U.S. officials said yesterday that, despite some scattered instances of compliance, the NATO governments so far have tried to rebuff the maneuver by taking a circuitous route out of the city limits into East Germany and then reentering Berlin proper through East German border points. The allied position is that Berlin is under the control of the four principal World War II victors and that East Germany has no authority there.

But officials also acknowledged that East Germany's refusal to back down is making it difficult for the NATO countries to conduct their business in Berlin; some western diplomats warned that a continued impasse could erode NATO unity and cause some governments to seek a compromise meeting some of the East German demands.

These sources said that the situation is especially awkward for Chancellor Helmut Kohl's West German government, which fears that renewed East-West confrontation over Berlin could damage its policy of broadening ties with East Germany. Signs have already emerged that elements in the Bonn government are pressing Kohl to urge the allies toward flexibility.

The history of the dispute goes back to 1945, when the four wartime allies divided Germany into four zones of occupation. Berlin, located inside the former Soviet zone, was given special status as being under four-power control and was similarly divided into four zones.

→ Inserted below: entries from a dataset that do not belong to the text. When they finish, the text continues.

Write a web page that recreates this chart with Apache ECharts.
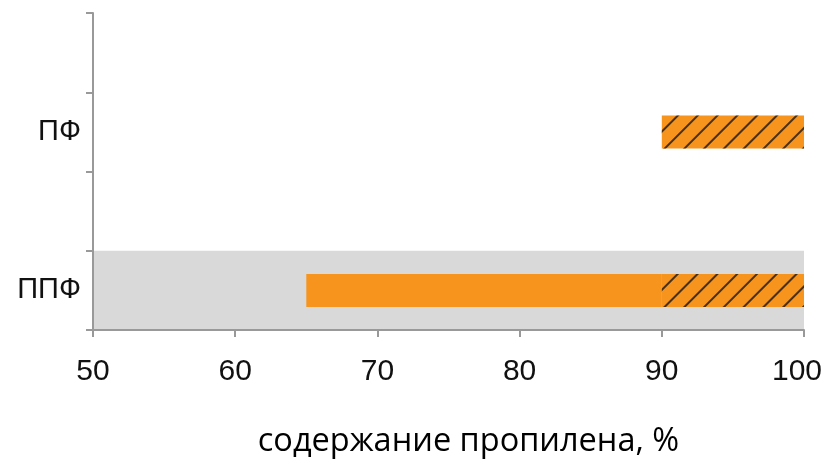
<!DOCTYPE html>
<html><head><meta charset="utf-8">
<script src="https://cdn.jsdelivr.net/npm/echarts@6/dist/echarts.min.js"></script>
<style>html,body{margin:0;padding:0;background:#fff}#c{width:823px;height:461px}</style>
</head><body><div id="c"></div>
<script>
const categories = ['ППФ', '', 'ПФ', ' '];
const solidStart = [65, null, null, null];
const hatchStart = [90, null, 90, null];
const rangeEnd = [100, null, 100, null];
const bandEnd = [100, null, null, null];
const xTicks = { min: 50, max: 100, interval: 10 };
const xTitle = 'содержание пропилена, %';

const baseVals = categories.map((c, i) => solidStart[i] != null ? solidStart[i] : hatchStart[i]);
const solidVals = categories.map((c, i) => solidStart[i] != null ? hatchStart[i] - solidStart[i] : null);
const hatchVals = categories.map((c, i) => rangeEnd[i] != null ? rangeEnd[i] - hatchStart[i] : null);

const orange = '#f7941d';
const axisGrey = '#999999';
const chart = echarts.init(document.getElementById('c'));
chart.setOption({
  animation: false,
  grid: { left: 93, right: 19, top: 13, bottom: 131, containLabel: false, outerBoundsMode: 'none' },
  xAxis: {
    type: 'value', min: xTicks.min, max: xTicks.max, interval: xTicks.interval, z: 10,
    axisLine: { show: true, lineStyle: { color: axisGrey, width: 2 } },
    axisTick: { show: true, length: 7, lineStyle: { color: axisGrey, width: 2 } },
    splitLine: { show: false },
    axisLabel: {
      fontFamily: 'Liberation Sans', fontSize: 30, color: '#111', margin: 27,
      formatter: v => v === xTicks.max ? '{last|' + v + '}' : String(v),
      rich: { last: { fontFamily: 'Liberation Sans', fontSize: 30, color: '#111', padding: [0, 14, 0, 0] } }
    },
    name: xTitle, nameLocation: 'middle', nameGap: 95,
    nameTextStyle: { fontFamily: 'Open Sans', fontSize: 32.5, color: '#000', padding: [0, 0, 0, 40] }
  },
  yAxis: [{
    type: 'category', data: categories, z: 10,
    axisLine: { show: true, lineStyle: { color: axisGrey, width: 2 } },
    axisTick: { show: true, length: 7, lineStyle: { color: axisGrey, width: 2 } },
    axisLabel: { fontFamily: 'Liberation Sans', fontSize: 29, color: '#111', margin: 12 }
  }, {
    type: 'category', data: categories, show: false
  }],
  series: [
    { type: 'bar', yAxisIndex: 1, data: bandEnd, barWidth: '100%', itemStyle: { color: '#d9d9d9' }, silent: true },
    { type: 'bar', yAxisIndex: 0, stack: 'm', data: baseVals, barWidth: 33, itemStyle: { color: 'rgba(0,0,0,0)' } },
    { type: 'bar', yAxisIndex: 0, stack: 'm', data: solidVals, barWidth: 33, itemStyle: { color: orange } },
    { type: 'bar', yAxisIndex: 0, stack: 'm', data: hatchVals, barWidth: 33,
      itemStyle: { color: orange, decal: { symbol: 'rect', color: 'rgba(40,30,20,0.85)', dashArrayX: [1, 0], dashArrayY: [2, 12], rotation: -Math.PI / 4 } } }
  ]
});
</script></body></html>
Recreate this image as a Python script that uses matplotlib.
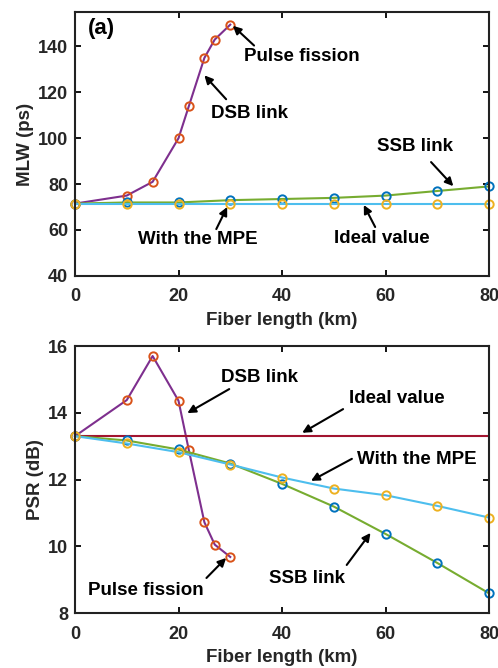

When the Soviets created East Germany out of their zone, they sought to establish East Berlin as the new country's capital. But that claim has never been recognized by the three western allies, which have maintained their zones as a western enclave 110 miles inside the communist east. Although West Berlin has a limited association with West Germany, the allies have never wavered from their insistence that the entire city must remain under four-power control until a formal agreement resolves all the problems of Germany's postwar division.

After 25 years of East German and Soviet attempts to force the allies out of the city, the Berlin situation lapsed into relative quiescence. In the May 26 passport decree, the East Germans initially tried to impose the measures against all western diplomats. But within hours the threat of a major confrontation with the allies forced East Germany to back away from the contention that U.S., British and French personnel were subject to the new rules.